• Work to complete
Omit all images, then return the remaining material exactly as it stands.

• Source data
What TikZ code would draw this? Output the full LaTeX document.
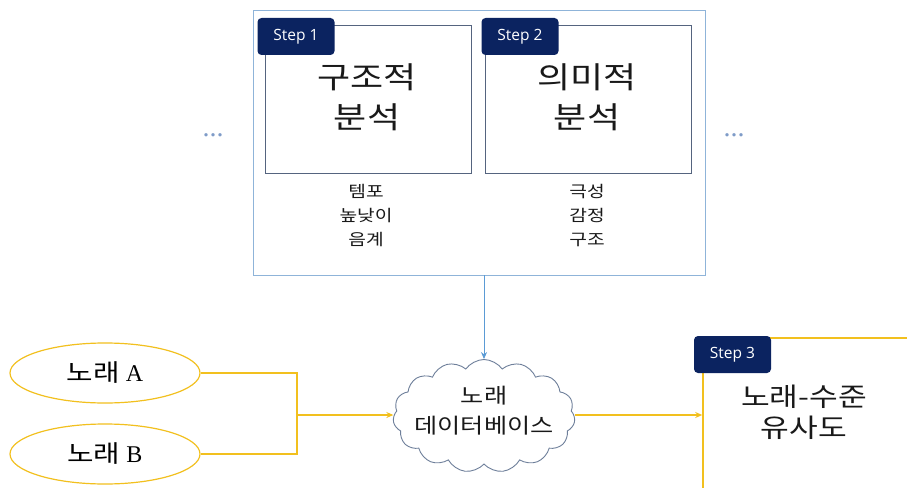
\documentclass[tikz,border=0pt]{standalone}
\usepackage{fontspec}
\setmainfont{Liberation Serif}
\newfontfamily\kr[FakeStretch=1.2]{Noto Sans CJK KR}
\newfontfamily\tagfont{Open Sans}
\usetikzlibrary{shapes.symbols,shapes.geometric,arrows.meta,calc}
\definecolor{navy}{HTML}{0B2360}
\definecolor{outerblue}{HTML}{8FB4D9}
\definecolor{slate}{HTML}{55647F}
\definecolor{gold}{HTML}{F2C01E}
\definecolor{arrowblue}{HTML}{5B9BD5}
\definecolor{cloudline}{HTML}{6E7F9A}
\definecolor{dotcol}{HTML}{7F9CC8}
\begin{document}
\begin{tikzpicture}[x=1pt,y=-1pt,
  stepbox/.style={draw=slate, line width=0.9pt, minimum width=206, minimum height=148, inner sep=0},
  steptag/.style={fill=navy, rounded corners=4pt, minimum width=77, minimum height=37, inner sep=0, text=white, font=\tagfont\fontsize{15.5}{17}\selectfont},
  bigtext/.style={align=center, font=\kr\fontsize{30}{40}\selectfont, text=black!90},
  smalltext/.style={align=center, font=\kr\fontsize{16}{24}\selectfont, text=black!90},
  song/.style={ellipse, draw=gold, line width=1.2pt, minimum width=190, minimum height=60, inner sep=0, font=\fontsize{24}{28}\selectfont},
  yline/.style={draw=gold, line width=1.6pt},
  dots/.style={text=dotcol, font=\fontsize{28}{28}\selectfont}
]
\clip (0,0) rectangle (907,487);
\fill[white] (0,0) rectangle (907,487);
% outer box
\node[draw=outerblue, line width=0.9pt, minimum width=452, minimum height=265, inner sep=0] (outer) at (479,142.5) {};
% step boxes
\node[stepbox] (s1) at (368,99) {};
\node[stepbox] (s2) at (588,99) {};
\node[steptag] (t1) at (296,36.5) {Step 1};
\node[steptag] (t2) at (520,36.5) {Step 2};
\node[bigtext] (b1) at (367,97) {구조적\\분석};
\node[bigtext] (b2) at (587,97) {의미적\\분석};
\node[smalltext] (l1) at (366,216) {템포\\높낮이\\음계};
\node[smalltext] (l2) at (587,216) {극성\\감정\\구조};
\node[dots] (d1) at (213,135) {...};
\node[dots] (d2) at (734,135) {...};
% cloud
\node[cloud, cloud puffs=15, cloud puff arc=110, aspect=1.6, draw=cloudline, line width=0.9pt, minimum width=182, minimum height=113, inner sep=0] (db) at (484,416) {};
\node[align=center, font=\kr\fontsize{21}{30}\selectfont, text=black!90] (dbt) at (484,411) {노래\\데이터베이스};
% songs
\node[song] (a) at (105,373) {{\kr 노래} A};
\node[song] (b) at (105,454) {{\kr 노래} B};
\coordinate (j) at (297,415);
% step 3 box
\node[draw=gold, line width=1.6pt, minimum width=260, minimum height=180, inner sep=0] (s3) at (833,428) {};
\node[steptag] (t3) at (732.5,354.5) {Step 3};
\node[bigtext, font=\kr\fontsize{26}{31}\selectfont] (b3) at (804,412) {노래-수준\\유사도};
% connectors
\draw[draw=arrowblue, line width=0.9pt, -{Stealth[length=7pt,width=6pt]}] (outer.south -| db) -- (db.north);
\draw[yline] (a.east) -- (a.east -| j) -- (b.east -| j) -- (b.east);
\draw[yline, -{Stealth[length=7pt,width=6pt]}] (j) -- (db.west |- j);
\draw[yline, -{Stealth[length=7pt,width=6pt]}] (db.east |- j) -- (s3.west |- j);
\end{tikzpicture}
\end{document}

• Task output
What TikZ code would draw this? Output the full LaTeX document.
\documentclass[tikz,border=0pt]{standalone}
\usepackage{fontspec}
\setmainfont{Liberation Serif}
\newfontfamily\kr[FakeStretch=1.2]{Noto Sans CJK KR}
\newfontfamily\tagfont{Open Sans}
\usetikzlibrary{shapes.symbols,shapes.geometric,arrows.meta,calc}
\definecolor{navy}{HTML}{0B2360}
\definecolor{outerblue}{HTML}{8FB4D9}
\definecolor{slate}{HTML}{55647F}
\definecolor{gold}{HTML}{F2C01E}
\definecolor{arrowblue}{HTML}{5B9BD5}
\definecolor{cloudline}{HTML}{6E7F9A}
\definecolor{dotcol}{HTML}{7F9CC8}
\begin{document}
\begin{tikzpicture}[x=1pt,y=-1pt,
  stepbox/.style={draw=slate, line width=0.9pt, minimum width=206, minimum height=148, inner sep=0},
  steptag/.style={fill=navy, rounded corners=4pt, minimum width=77, minimum height=37, inner sep=0, text=white, font=\tagfont\fontsize{15.5}{17}\selectfont},
  bigtext/.style={align=center, font=\kr\fontsize{30}{40}\selectfont, text=black!90},
  smalltext/.style={align=center, font=\kr\fontsize{16}{24}\selectfont, text=black!90},
  song/.style={ellipse, draw=gold, line width=1.2pt, minimum width=190, minimum height=60, inner sep=0, font=\fontsize{24}{28}\selectfont},
  yline/.style={draw=gold, line width=1.6pt},
  dots/.style={text=dotcol, font=\fontsize{28}{28}\selectfont}
]
\clip (0,0) rectangle (907,487);
\fill[white] (0,0) rectangle (907,487);
% outer box
\node[draw=outerblue, line width=0.9pt, minimum width=452, minimum height=265, inner sep=0] (outer) at (479,142.5) {};
% step boxes
\node[stepbox] (s1) at (368,99) {};
\node[stepbox] (s2) at (588,99) {};
\node[steptag] (t1) at (296,36.5) {Step 1};
\node[steptag] (t2) at (520,36.5) {Step 2};
\node[bigtext] (b1) at (367,97) {구조적\\분석};
\node[bigtext] (b2) at (587,97) {의미적\\분석};
\node[smalltext] (l1) at (366,216) {템포\\높낮이\\음계};
\node[smalltext] (l2) at (587,216) {극성\\감정\\구조};
\node[dots] (d1) at (213,135) {...};
\node[dots] (d2) at (734,135) {...};
% cloud
\node[cloud, cloud puffs=15, cloud puff arc=110, aspect=1.6, draw=cloudline, line width=0.9pt, minimum width=182, minimum height=113, inner sep=0] (db) at (484,416) {};
\node[align=center, font=\kr\fontsize{21}{30}\selectfont, text=black!90] (dbt) at (484,411) {노래\\데이터베이스};
% songs
\node[song] (a) at (105,373) {{\kr 노래} A};
\node[song] (b) at (105,454) {{\kr 노래} B};
\coordinate (j) at (297,415);
% step 3 box
\node[draw=gold, line width=1.6pt, minimum width=260, minimum height=180, inner sep=0] (s3) at (833,428) {};
\node[steptag] (t3) at (732.5,354.5) {Step 3};
\node[bigtext, font=\kr\fontsize{26}{31}\selectfont] (b3) at (804,412) {노래-수준\\유사도};
% connectors
\draw[draw=arrowblue, line width=0.9pt, -{Stealth[length=7pt,width=6pt]}] (outer.south -| db) -- (db.north);
\draw[yline] (a.east) -- (a.east -| j) -- (b.east -| j) -- (b.east);
\draw[yline, -{Stealth[length=7pt,width=6pt]}] (j) -- (db.west |- j);
\draw[yline, -{Stealth[length=7pt,width=6pt]}] (db.east |- j) -- (s3.west |- j);
\end{tikzpicture}
\end{document}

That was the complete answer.